Your Universal Credit is paid monthly in arrears directly into your bank account. The amount you get each month is linked to how much you earn.
- If you earn more than the minimum income floor you will receive less Universal Credit.
- If you earn less than the minimum income floor you won’t get any more Universal Credit to make up the difference.
Exemptions from the minimum income floor
Start-ups – If your business is less than 12 months old, the minimum income floor won’t apply to you for one year.
Disabled people and lone parents – If you’re self-employed and in the ‘no work-related requirements’ group, or the ‘work-focused interview’ or ‘work preparation’ group then the minimum income floor won’t apply.
If you’re exempt from the minimum income floor, then your Universal Credit payments will be calculated according to your actual income rather than your assumed income.
Reporting your income from self-employment
You must report your earnings from self-employment to the DWP every month in order to carry on getting Universal Credit. You will need to do this online by inputting your actual receipts minus permitted expenses minus Income Tax, National Insurance (Class 2 and Class 4) and any pension contributions that qualify for tax relief.
If your expenses for a particular monthly assessment period are unusually high, you can’t offset them against your income in future monthly assessment periods. This applies even if your expense payments for the month are higher than your receipts.
If you are classed as gainfully self-employed and your business is less than 12 months old you will be eligible for the start-up period. During this period, you will not have to look for other paid work. However, you will have to attend an interview every three months to prove that you are still gainfully self-employed and taking appropriate steps to increase your earnings. You will be allowed one start-up period every five years.
Get ready for Universal Credit
Even if you’re not likely to be moved onto Universal Credit immediately, there are things you can do now to ensure you’re well prepared.

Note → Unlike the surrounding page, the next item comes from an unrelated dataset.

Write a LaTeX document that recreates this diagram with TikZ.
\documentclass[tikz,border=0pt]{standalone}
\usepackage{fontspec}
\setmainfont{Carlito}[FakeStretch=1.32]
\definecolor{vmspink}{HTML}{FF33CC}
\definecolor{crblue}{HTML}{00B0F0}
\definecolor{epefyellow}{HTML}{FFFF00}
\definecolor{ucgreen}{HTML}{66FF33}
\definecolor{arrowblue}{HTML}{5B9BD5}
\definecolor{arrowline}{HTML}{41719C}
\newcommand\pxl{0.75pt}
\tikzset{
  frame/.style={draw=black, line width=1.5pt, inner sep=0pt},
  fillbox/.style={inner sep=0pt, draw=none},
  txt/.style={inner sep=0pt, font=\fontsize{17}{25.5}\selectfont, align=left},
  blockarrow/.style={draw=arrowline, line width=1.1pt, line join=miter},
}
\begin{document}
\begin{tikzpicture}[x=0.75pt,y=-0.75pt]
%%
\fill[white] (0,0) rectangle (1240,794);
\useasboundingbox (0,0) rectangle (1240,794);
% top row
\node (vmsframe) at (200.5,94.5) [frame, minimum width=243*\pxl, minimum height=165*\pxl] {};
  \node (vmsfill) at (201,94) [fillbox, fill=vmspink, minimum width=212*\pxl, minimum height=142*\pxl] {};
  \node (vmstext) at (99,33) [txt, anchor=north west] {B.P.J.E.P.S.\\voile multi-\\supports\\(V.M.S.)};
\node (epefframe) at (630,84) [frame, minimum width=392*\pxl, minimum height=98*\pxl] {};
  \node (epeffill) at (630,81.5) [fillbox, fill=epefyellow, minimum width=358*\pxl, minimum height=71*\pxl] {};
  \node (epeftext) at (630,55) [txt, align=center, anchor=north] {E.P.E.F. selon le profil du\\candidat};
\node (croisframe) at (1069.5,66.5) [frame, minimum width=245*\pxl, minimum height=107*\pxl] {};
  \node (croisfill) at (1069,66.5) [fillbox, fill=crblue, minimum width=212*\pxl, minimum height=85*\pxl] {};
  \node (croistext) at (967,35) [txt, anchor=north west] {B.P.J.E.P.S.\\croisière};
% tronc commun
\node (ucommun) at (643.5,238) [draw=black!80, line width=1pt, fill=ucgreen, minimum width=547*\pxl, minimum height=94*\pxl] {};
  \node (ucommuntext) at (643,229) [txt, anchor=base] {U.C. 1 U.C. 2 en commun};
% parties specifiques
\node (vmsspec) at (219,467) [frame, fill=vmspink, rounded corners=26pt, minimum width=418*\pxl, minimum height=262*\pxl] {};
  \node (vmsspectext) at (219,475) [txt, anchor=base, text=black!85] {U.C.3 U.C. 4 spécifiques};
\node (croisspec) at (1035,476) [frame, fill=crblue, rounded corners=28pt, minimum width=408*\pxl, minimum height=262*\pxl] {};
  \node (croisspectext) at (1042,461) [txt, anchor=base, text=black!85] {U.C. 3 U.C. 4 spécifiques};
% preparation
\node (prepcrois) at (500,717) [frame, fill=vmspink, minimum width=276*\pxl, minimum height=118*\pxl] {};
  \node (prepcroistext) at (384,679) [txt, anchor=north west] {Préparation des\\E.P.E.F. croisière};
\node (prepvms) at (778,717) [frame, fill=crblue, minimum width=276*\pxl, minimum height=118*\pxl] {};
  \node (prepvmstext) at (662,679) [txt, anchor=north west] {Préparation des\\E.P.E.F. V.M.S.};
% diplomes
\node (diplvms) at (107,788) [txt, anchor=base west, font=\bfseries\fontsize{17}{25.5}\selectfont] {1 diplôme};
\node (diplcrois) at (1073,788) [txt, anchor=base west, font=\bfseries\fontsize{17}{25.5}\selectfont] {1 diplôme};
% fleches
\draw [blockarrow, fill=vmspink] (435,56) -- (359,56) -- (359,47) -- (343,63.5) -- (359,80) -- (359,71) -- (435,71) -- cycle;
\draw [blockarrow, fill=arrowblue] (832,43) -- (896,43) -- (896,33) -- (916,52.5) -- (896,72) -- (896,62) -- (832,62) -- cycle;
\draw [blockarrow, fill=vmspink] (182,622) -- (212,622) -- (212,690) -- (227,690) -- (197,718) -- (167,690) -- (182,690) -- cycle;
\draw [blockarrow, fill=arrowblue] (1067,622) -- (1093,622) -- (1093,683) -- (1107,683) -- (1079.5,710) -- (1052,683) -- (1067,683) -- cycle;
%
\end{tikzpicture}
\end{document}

You’re expected to claim Universal Credit and report your monthly income online. Jobcentre Plus can provide access to the internet or tell you about local places where you can use the internet for free.
If you can’t claim online, face-to-face and telephone support will be available until you can get access to the internet.

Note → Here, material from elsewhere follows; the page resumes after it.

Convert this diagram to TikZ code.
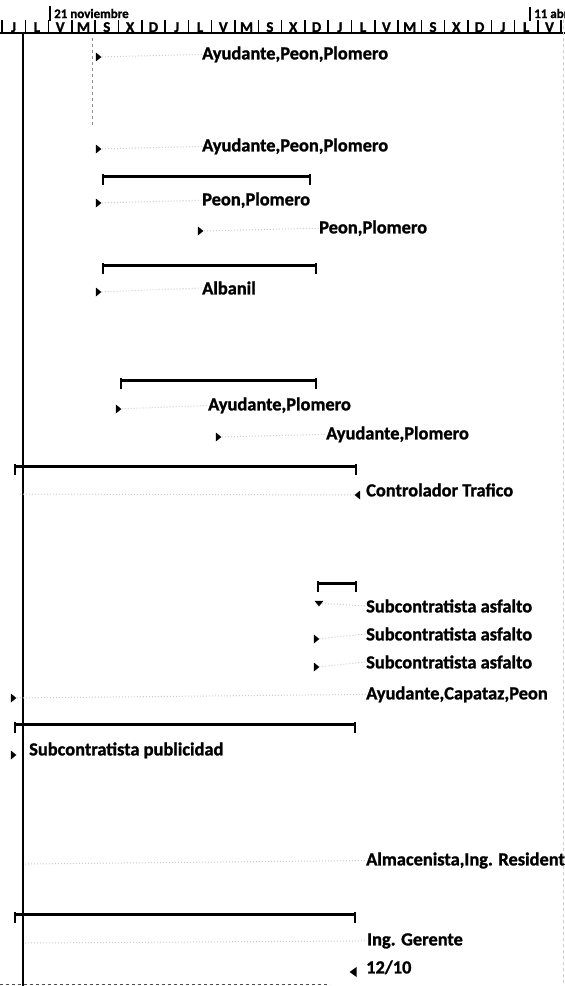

Get a separate bank account
It’s good practice to have a separate bank account for your business.
This is especially important with Universal Credit because your payments are worked out for the whole household rather than for you as an individual.
If you’re self-employed you don’t need to use a business bank account unless you want to. A personal account might be a cheaper option.
Manage your fluctuating income
If your income and expenses go up and down from month to month, it’s a good idea to smooth it out as much as possible across the year. This is especially important with Universal Credit because it’s paid monthly in arrears.
So, if you have a lean month following on from a profitable month the combined total of your earnings and your Universal Credit might be low.
To manage your income peaks and troughs, work out the total amount you earn in a year.
Make sure you take into account all your expenses. Divide it by 12 to get an average monthly amount.
Whenever you earn more than the average in a month, try to put the extra to one side so that you can use it when you have a less profitable month.
Ask your clients for part-payments
If the nature of your business is fewer, larger jobs where you’re paid in a lump sum on delivery or completion, ask your clients whether they will allow you to bill at regular intervals, preferably monthly.
If they agree, this will help to smooth out your income from month to month.
Review your expenses
Look at your business expenses and see whether you can switch from annual to monthly payments where possible. In some cases, such as insurance premiums, you might need to shop around for a provider that doesn’t charge more for monthly payments.